Under my 10-questions on the ballot plan, people would disenfranchise themselves. They could still vote, but a measure of very basic knowledge would determine whether their vote counts, or how much it counts, etc. I would not pre-disqualify anyone from voting. I'd let them disqualify themselves based on the most basic query into their knowledge. I would not even make the questions as difficult as those immigrants are required to answer in the American citizenship test. Though maybe that's not a bad idea. Why should we expect more from immigrants than we do from ourselves? At least in order to be legally permitted to participate in the American political system.

Returning to your first thought, I was merely responding to the people who suggest the more eligible voters who vote, the better. Many people are bothered by low voter turnout in America, especially compared to other nations, and believe the opportunity cost of voting should be reduced as much as possible (e.g. make election day a federal holiday so people don't have to miss work to vote, auomatic voter registration, etc.). I disagree. 80% voter turnout is not necessarily better for democracy than 30% voter turnout. Increasing turnout for the sake of higher turnout is, in my opinion, a horrendously bad idea.

But ignore my ideas involving disenfranchisement for a moment and ignore everything I've said about the 19th Amendment, and merely read that one paragraph I wrote to which you were kind enough to just respond. All I was asking is if you disagreed with my negative answers to questions A and B.

Based on your writings on this blog and in other places, which I agree with at least 90% of the time, I was merely saying I would be surprised if you are one of those people who would rather have higher voter turnout merely out of principal, regardless of the quality (however you want to measure it) of the additional voters. And I would be surprised if you believed that uninformed (howeever you want to define/measure it) voters should be encouraged to vote so that their votes have the impact of negating all the non-uninformed (informed) votes.

That's all I was asking you, which I think we've cleared up now.
12.18.2007 8:03pm
JosephSlater (mail):
Entirely abandoning the idea I'm going to stop posting in this thread. . . .

OK, let's forget about women as a group. Let's accept, arguendo, the premise that more informed/educated voters are better voters and would elect a government that would be better for all.

Why stop at just your basic 10 questions? Why not require more, say, a college degree? Heck, I have a PhD, and what if I were to propose that only PhDs get to vote? Sure, that would be me suggesting a pool of voters that would include me, exclude many others, and probably lead to more electoral results that I personally favor, but the same could be said about your apparently ideal world of who could vote.

Bottom line: assuming more knowledge makes one better qualified to vote, why make the cut-off as low as you want to make it?
12.19.2007 10:27am
Thoughtful (mail):
To be fair to Bruce here, I definitely recall Friedrich Hayek making the point, possibly in Capitalism and the Historians, a book he edited, that while there was much to say about extending the franchise, the growth in government power became much harder to control when people who didn't own property were allowed to vote, for the simply reason that now there were voters who didn't have to pay for the services they were asking the government to provide.

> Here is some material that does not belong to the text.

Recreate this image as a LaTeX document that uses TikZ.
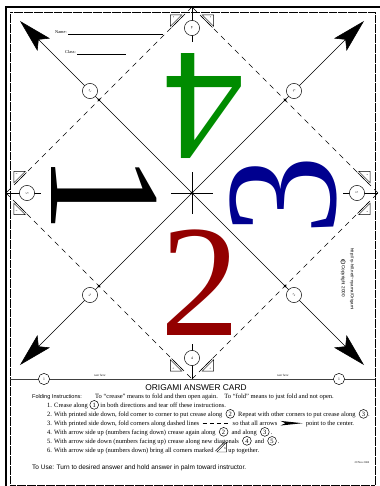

I also recall Lysander Spooner, a major intellectual influence on one of the VC bloggers, arguing at the inception of arguments for women's suffrage, that women had exactly as much right to vote as men, which is to say None. :-)

I don't think many felt Hayek, a Nobel prize winner, was poorly informed or horribly anti-social (racist, misogynistic, etc.), so perhaps even as we disagree we could consider Bruce M's position more respectfully.